◆ Rows from a dataset of charts and code ◆
* START *

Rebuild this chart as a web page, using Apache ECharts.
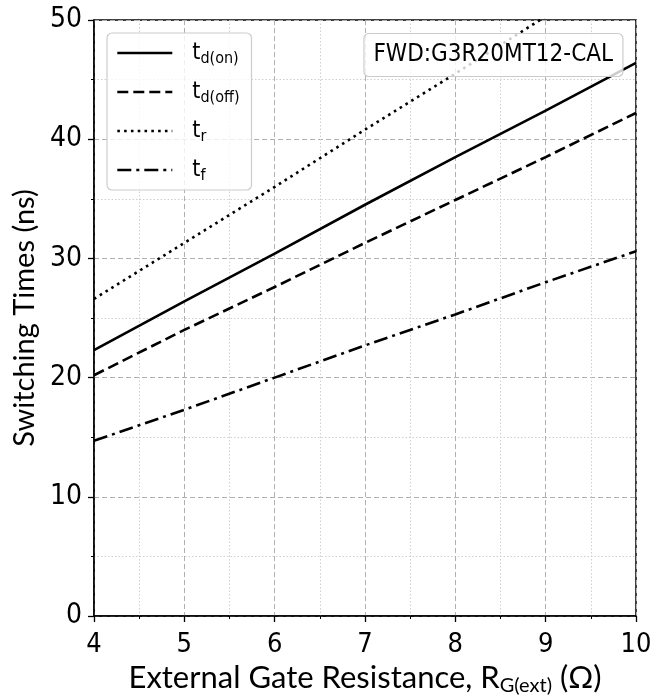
<!DOCTYPE html>
<html><head><meta charset="utf-8">
<script src="https://cdn.jsdelivr.net/npm/echarts@6/dist/echarts.min.js"></script>
<style>html,body{margin:0;padding:0;background:#fff}#c{width:665px;height:698px}</style>
</head><body><div id="c"></div>
<script>
const rg = [4, 5, 6, 7, 8, 9, 10];
const tdOn = [22.3, 26.4, 30.4, 34.5, 38.5, 42.4, 46.4];
const tdOff = [20.2, 24.0, 27.6, 31.3, 34.9, 38.5, 42.2];
const tR = [26.6, 31.3, 36.0, 40.8, 45.5, 50.3, 55.0];
const tF = [14.7, 17.3, 20.0, 22.7, 25.3, 28.0, 30.6];
const yTicks = [0, 10, 20, 30, 40, 50];
const xTicks = [4, 5, 6, 7, 8, 9, 10];
const seriesNames = ['td(on)', 'td(off)', 'tr', 'tf'];
const subs = {'td(on)': 'd(on)', 'td(off)': 'd(off)', 'tr': 'r', 'tf': 'f'};

const pairs = v => rg.map((x, i) => [x, v[i]]);
const condensed = '"Liberation Sans Narrow", "DejaVu Sans Condensed", sans-serif';
const gridDashed = {show: true, lineStyle: {color: '#b0b0b0', type: [5, 3], width: 1}};
const minorDotted = {show: true, lineStyle: {color: '#cfcfcf', type: [1.5, 2], width: 1}};

function mkSeries(name, vals, dash) {
  return {
    name, type: 'line', data: pairs(vals), symbol: 'none', showSymbol: false, clip: true,
    lineStyle: {color: '#000', width: 2.6, type: dash},
    itemStyle: {color: '#000'}, z: 3
  };
}

const chart = echarts.init(document.getElementById('c'));
chart.setOption({
  animation: false,
  grid: {left: 94, right: 29, top: 20, bottom: 82, show: true, borderColor: '#000', borderWidth: 1.5,
    backgroundColor: 'transparent', containLabel: false, outerBoundsMode: 'none'},
  title: {
    text: 'FWD:G3R20MT12-CAL', right: 42, top: 33,
    padding: [10, 10, 10, 10],
    backgroundColor: 'rgba(255,255,255,0.8)', borderColor: '#cccccc', borderWidth: 1.2, borderRadius: 5,
    textStyle: {fontFamily: condensed, fontSize: 24, fontWeight: 'normal', color: '#000'}
  },
  legend: {
    orient: 'vertical', left: 107, top: 33,
    padding: [6, 12, 6, 9],
    itemWidth: 55, itemHeight: 14, itemGap: 11,
    backgroundColor: 'rgba(255,255,255,0.8)', borderColor: '#cccccc', borderWidth: 1.2, borderRadius: 5,
    itemStyle: {opacity: 0, borderWidth: 0},
    lineStyle: {opacity: 1, width: 2.6},
    data: seriesNames,
    formatter: n => '{t|t}{s|' + subs[n] + '}',
    textStyle: {
      color: '#000',
      rich: {
        t: {fontFamily: condensed, fontSize: 23, color: '#000', lineHeight: 30, padding: [0, 0, 0, 15]},
        s: {fontFamily: condensed, fontSize: 16, color: '#000', lineHeight: 30, padding: [12, 0, 0, 0]}
      }
    }
  },
  xAxis: {
    type: 'value', min: 4, max: 10, interval: 1,
    name: 'External Gate Resistance, R{s|G(ext)} (Ω)',
    nameLocation: 'middle', nameGap: 36,
    nameTextStyle: {fontFamily: 'Lato, sans-serif', fontSize: 31, color: '#000',
      rich: {s: {fontFamily: 'Lato, sans-serif', fontSize: 20, color: '#000', padding: [14, 0, 0, 0]}}},
    axisLine: {show: true, lineStyle: {color: '#000', width: 1.5}},
    axisTick: {show: true, inside: false, length: 6, lineStyle: {color: '#000', width: 1.3}},
    minorTick: {show: true, splitNumber: 2, length: 3, lineStyle: {color: '#000', width: 1}},
    axisLabel: {fontFamily: condensed, fontSize: 27, color: '#000', margin: 15,
      formatter: v => xTicks.includes(v) ? String(v) : ''},
    splitLine: gridDashed,
    minorSplitLine: minorDotted
  },
  yAxis: {
    type: 'value', min: 0, max: 50, interval: 10,
    name: 'Switching Times (ns)', nameLocation: 'middle', nameGap: 50,
    nameTextStyle: {fontFamily: 'Lato, sans-serif', fontSize: 29, color: '#000'},
    axisLine: {show: true, lineStyle: {color: '#000', width: 1.5}},
    axisTick: {show: true, inside: false, length: 6, lineStyle: {color: '#000', width: 1.3}},
    minorTick: {show: true, splitNumber: 2, length: 3, lineStyle: {color: '#000', width: 1}},
    axisLabel: {fontFamily: condensed, fontSize: 28, color: '#000', margin: 12,
      formatter: v => yTicks.includes(v) ? String(v) : ''},
    splitLine: gridDashed,
    minorSplitLine: minorDotted
  },
  series: [
    mkSeries('td(on)', tdOn, 'solid'),
    mkSeries('td(off)', tdOff, [11, 5]),
    mkSeries('tr', tR, [2.6, 4.2]),
    mkSeries('tf', tF, [14, 5, 3, 5])
  ]
});
</script></body></html>
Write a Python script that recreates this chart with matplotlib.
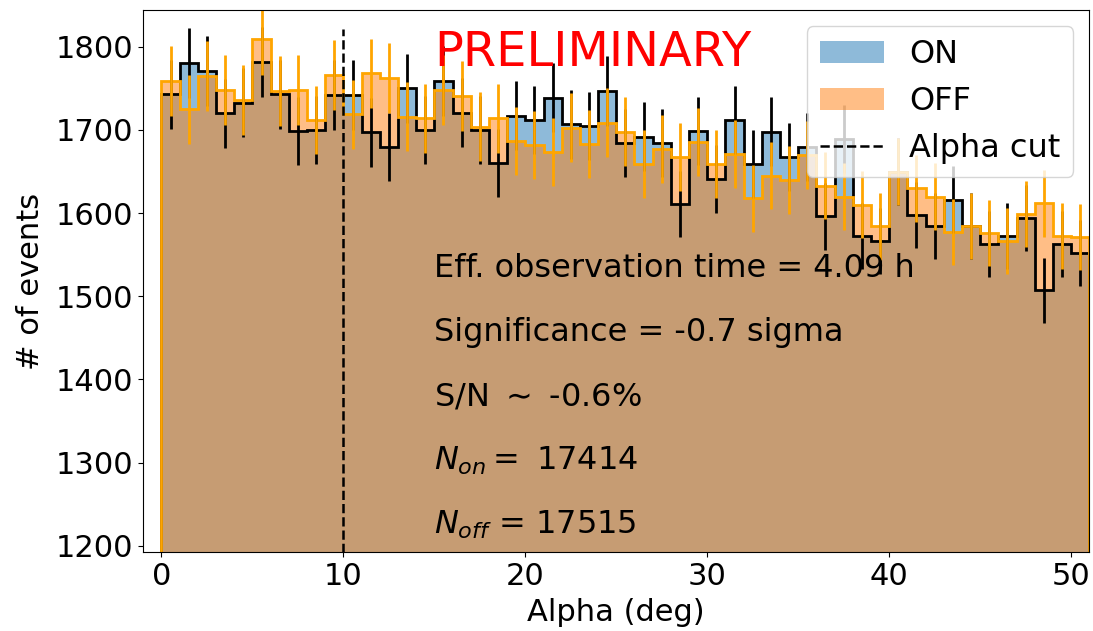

* END *

◆ Written instruction ◆
Working from the material above, transcribe it exactly while omitting pictures.

◆ Right answer ◆
Rebuild this chart as a web page, using Apache ECharts.
<!DOCTYPE html>
<html><head><meta charset="utf-8">
<script src="https://cdn.jsdelivr.net/npm/echarts@6/dist/echarts.min.js"></script>
<style>html,body{margin:0;padding:0;background:#fff}#c{width:665px;height:698px}</style>
</head><body><div id="c"></div>
<script>
const rg = [4, 5, 6, 7, 8, 9, 10];
const tdOn = [22.3, 26.4, 30.4, 34.5, 38.5, 42.4, 46.4];
const tdOff = [20.2, 24.0, 27.6, 31.3, 34.9, 38.5, 42.2];
const tR = [26.6, 31.3, 36.0, 40.8, 45.5, 50.3, 55.0];
const tF = [14.7, 17.3, 20.0, 22.7, 25.3, 28.0, 30.6];
const yTicks = [0, 10, 20, 30, 40, 50];
const xTicks = [4, 5, 6, 7, 8, 9, 10];
const seriesNames = ['td(on)', 'td(off)', 'tr', 'tf'];
const subs = {'td(on)': 'd(on)', 'td(off)': 'd(off)', 'tr': 'r', 'tf': 'f'};

const pairs = v => rg.map((x, i) => [x, v[i]]);
const condensed = '"Liberation Sans Narrow", "DejaVu Sans Condensed", sans-serif';
const gridDashed = {show: true, lineStyle: {color: '#b0b0b0', type: [5, 3], width: 1}};
const minorDotted = {show: true, lineStyle: {color: '#cfcfcf', type: [1.5, 2], width: 1}};

function mkSeries(name, vals, dash) {
  return {
    name, type: 'line', data: pairs(vals), symbol: 'none', showSymbol: false, clip: true,
    lineStyle: {color: '#000', width: 2.6, type: dash},
    itemStyle: {color: '#000'}, z: 3
  };
}

const chart = echarts.init(document.getElementById('c'));
chart.setOption({
  animation: false,
  grid: {left: 94, right: 29, top: 20, bottom: 82, show: true, borderColor: '#000', borderWidth: 1.5,
    backgroundColor: 'transparent', containLabel: false, outerBoundsMode: 'none'},
  title: {
    text: 'FWD:G3R20MT12-CAL', right: 42, top: 33,
    padding: [10, 10, 10, 10],
    backgroundColor: 'rgba(255,255,255,0.8)', borderColor: '#cccccc', borderWidth: 1.2, borderRadius: 5,
    textStyle: {fontFamily: condensed, fontSize: 24, fontWeight: 'normal', color: '#000'}
  },
  legend: {
    orient: 'vertical', left: 107, top: 33,
    padding: [6, 12, 6, 9],
    itemWidth: 55, itemHeight: 14, itemGap: 11,
    backgroundColor: 'rgba(255,255,255,0.8)', borderColor: '#cccccc', borderWidth: 1.2, borderRadius: 5,
    itemStyle: {opacity: 0, borderWidth: 0},
    lineStyle: {opacity: 1, width: 2.6},
    data: seriesNames,
    formatter: n => '{t|t}{s|' + subs[n] + '}',
    textStyle: {
      color: '#000',
      rich: {
        t: {fontFamily: condensed, fontSize: 23, color: '#000', lineHeight: 30, padding: [0, 0, 0, 15]},
        s: {fontFamily: condensed, fontSize: 16, color: '#000', lineHeight: 30, padding: [12, 0, 0, 0]}
      }
    }
  },
  xAxis: {
    type: 'value', min: 4, max: 10, interval: 1,
    name: 'External Gate Resistance, R{s|G(ext)} (Ω)',
    nameLocation: 'middle', nameGap: 36,
    nameTextStyle: {fontFamily: 'Lato, sans-serif', fontSize: 31, color: '#000',
      rich: {s: {fontFamily: 'Lato, sans-serif', fontSize: 20, color: '#000', padding: [14, 0, 0, 0]}}},
    axisLine: {show: true, lineStyle: {color: '#000', width: 1.5}},
    axisTick: {show: true, inside: false, length: 6, lineStyle: {color: '#000', width: 1.3}},
    minorTick: {show: true, splitNumber: 2, length: 3, lineStyle: {color: '#000', width: 1}},
    axisLabel: {fontFamily: condensed, fontSize: 27, color: '#000', margin: 15,
      formatter: v => xTicks.includes(v) ? String(v) : ''},
    splitLine: gridDashed,
    minorSplitLine: minorDotted
  },
  yAxis: {
    type: 'value', min: 0, max: 50, interval: 10,
    name: 'Switching Times (ns)', nameLocation: 'middle', nameGap: 50,
    nameTextStyle: {fontFamily: 'Lato, sans-serif', fontSize: 29, color: '#000'},
    axisLine: {show: true, lineStyle: {color: '#000', width: 1.5}},
    axisTick: {show: true, inside: false, length: 6, lineStyle: {color: '#000', width: 1.3}},
    minorTick: {show: true, splitNumber: 2, length: 3, lineStyle: {color: '#000', width: 1}},
    axisLabel: {fontFamily: condensed, fontSize: 28, color: '#000', margin: 12,
      formatter: v => yTicks.includes(v) ? String(v) : ''},
    splitLine: gridDashed,
    minorSplitLine: minorDotted
  },
  series: [
    mkSeries('td(on)', tdOn, 'solid'),
    mkSeries('td(off)', tdOff, [11, 5]),
    mkSeries('tr', tR, [2.6, 4.2]),
    mkSeries('tf', tF, [14, 5, 3, 5])
  ]
});
</script></body></html>
Write a Python script that recreates this chart with matplotlib.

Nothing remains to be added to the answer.